Electrolysis of water

       

Nicholson and Carlisle used platinum electrodes and separate tubes to collect the gases evolved at each electrode. Hydrogen gas bubbled from around the cathode and oxygen gas from around the anode in the ratio of two volumes of H2 for every volume of O2. When a current is passed through water, the molecules accept electrons from the cathode, where their hydrogens are reduced to H2 gas. The half-cell reaction is

       

4H2O(l) + 4e- —> 2H2(g) + 4OH-(aq)

       

Other water molecules donate electrons to the anode, where oxygen gas is produced:

       

2H2O(l) —> O2(g) + 4H+(aq) + 4e-

       

Note that the number of electrons, which enter the water through the cathode, must equal the number, which exist through the anode. The OH- ions and H+ ions produced by the electrolysis combine to produce water again:

       

4OH-(aq) + 4H+(aq) —> 4H2O(l)

       

and the sum of these reactions is the one seen in the laboratory. The net result is the breakdown of water to hydrogen gas and oxygen gas, with no net change in the concentrations of H+ and OH-:

       

4H2O(l) + 4e- —> 2H2(g) + 4OH-(aq)

       

2H2O(l) —> O2(g) + H+(aq) + 4e-

       

4OH-(aq) + 4H+(aq) —> 4H2O(l)
______________________________

       

2H2O(l) —> 2H2(g) + O2(g)

       

Electrolysis of pure water proceeds very slowly because the concentrations of H+ and OH- are too small to carry an appreciable current. The electrical conductivity can be increased by adding H2SO4 or NaOH, which produce H+ and HSO4- ions or Na+ and OH- ions.
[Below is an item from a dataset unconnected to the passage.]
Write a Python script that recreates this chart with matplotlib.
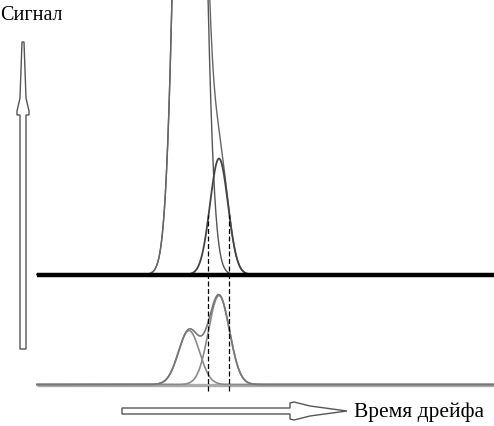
import numpy as np
import matplotlib.pyplot as plt
from matplotlib.patches import Polygon

## Peak parameters (pixel-like units, x = drift time, y = signal)
# upper trace: huge peak + small peak + their sum
top_centers = [190.0, 219.0]
top_sigmas = [10.7, 9.0]
top_amps = [1145.0, 116.0]
# lower trace: two resolved peaks + their sum
bot_centers = [189.0, 219.0]
bot_sigmas = [10.5, 10.5]
bot_amps = [54.0, 89.0]

top_base = 151.5
bot_base = 41.5
x_start, x_end = 37.0, 494.0

# FWHM marks of the small peak
fwhm_marks = [208.0, 229.0]

y_label = 'Сигнал'
x_label = 'Время дрейфа'


def gauss(x, c, s, a):
    return a * np.exp(-0.5 * ((x - c) / s) ** 2)


fig = plt.figure(figsize=(4.94, 4.27), dpi=100)
ax = fig.add_axes((0, 0, 1, 1))
ax.set_xlim(0, 494)
ax.set_ylim(0, 427)
ax.axis('off')

x = np.linspace(x_start, x_end, 3000)

## upper trace
g_top = [gauss(x, c, s, a) for c, s, a in zip(top_centers, top_sigmas, top_amps)]
ax.plot(x, top_base + g_top[0], color='#555555', lw=1.0, zorder=3)
ax.plot(x, top_base + g_top[0] + g_top[1], color='#666666', lw=1.0, zorder=3)
ax.plot(x, top_base + g_top[1], color='#444444', lw=1.3, zorder=4)
ax.plot([x_start, x_end], [top_base, top_base], color='black', lw=3.2, zorder=5,
        solid_capstyle='butt')

## lower trace
g_bot = [gauss(x, c, s, a) for c, s, a in zip(bot_centers, bot_sigmas, bot_amps)]
ax.plot(x, bot_base + g_bot[0], color='#8a8a8a', lw=1.2, zorder=3)
ax.plot(x, bot_base + g_bot[1], color='#8a8a8a', lw=1.2, zorder=3)
ax.plot(x, bot_base + g_bot[0] + g_bot[1], color='#777777', lw=1.2, zorder=3)
ax.plot([x_start, x_end], [bot_base, bot_base], color='#ababab', lw=2.4, zorder=2,
        solid_capstyle='butt')

## dashed FWHM lines
for xm in fwhm_marks:
    ax.plot([xm, xm], [bot_base - 6, top_base + 60], color='black', lw=0.9,
            ls=(0, (4, 2)), zorder=6)

## hollow arrows
v_arrow = [(20, 77), (26, 77), (26, 311), (29, 311), (29, 315), (26, 328),
           (24, 384), (22, 384), (20, 328), (17, 315), (17, 311), (20, 311)]
ax.add_patch(Polygon(v_arrow, closed=True, facecolor='white', edgecolor='#555555',
                     lw=1.0, zorder=5))
h_arrow = [(122, 12), (290, 12), (290, 7), (294, 6), (310, 10), (347, 15),
           (310, 20), (294, 24), (290, 23), (290, 18), (122, 18)]
ax.add_patch(Polygon(h_arrow, closed=True, facecolor='white', edgecolor='#555555',
                     lw=1.0, zorder=5))

ax.text(0, 412, y_label, fontsize=14.5, family='Liberation Serif', ha='left',
        va='center')
ax.text(354, 15, x_label, fontsize=15.5, family='Liberation Serif', ha='left',
        va='center')

fig.savefig('out.png', dpi=100)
Since the ions carry the electrical current , their presence permits more current to flow through the solution, and hence more electrons enter and leave the electrolytic cell.

       

In three ways Nicholson was at the centre of this scientific revolution at the dawn of the 19th century. He seems to have been a more able experimenter than his surgical friend, and he actually suggested the crucial experiment with New River water; his improved ‘doubler’ was an essential tool in their investigations; and it was his journal that carried almost all the new work on the infant science of electrochemistry.

       

Yet such were the vicissitudes of fortune felt by many ‘projectors’ at that time that Nicholson saw little material gain from all his efforts. Like Boyle’s chemical mentor George Starkey he even spent some time in a debtor’s prison. Two years after the collapse of his journal he succumbed to a long illness at Bloomsbury on 21 May 1815. The Gentleman’s Magazine observed ‘he lived in trouble, and died poor’. He shared that fate with another scientific contemporary, the 9th Earl of Dundonald, and like him left a science immeasurably enriched by his work.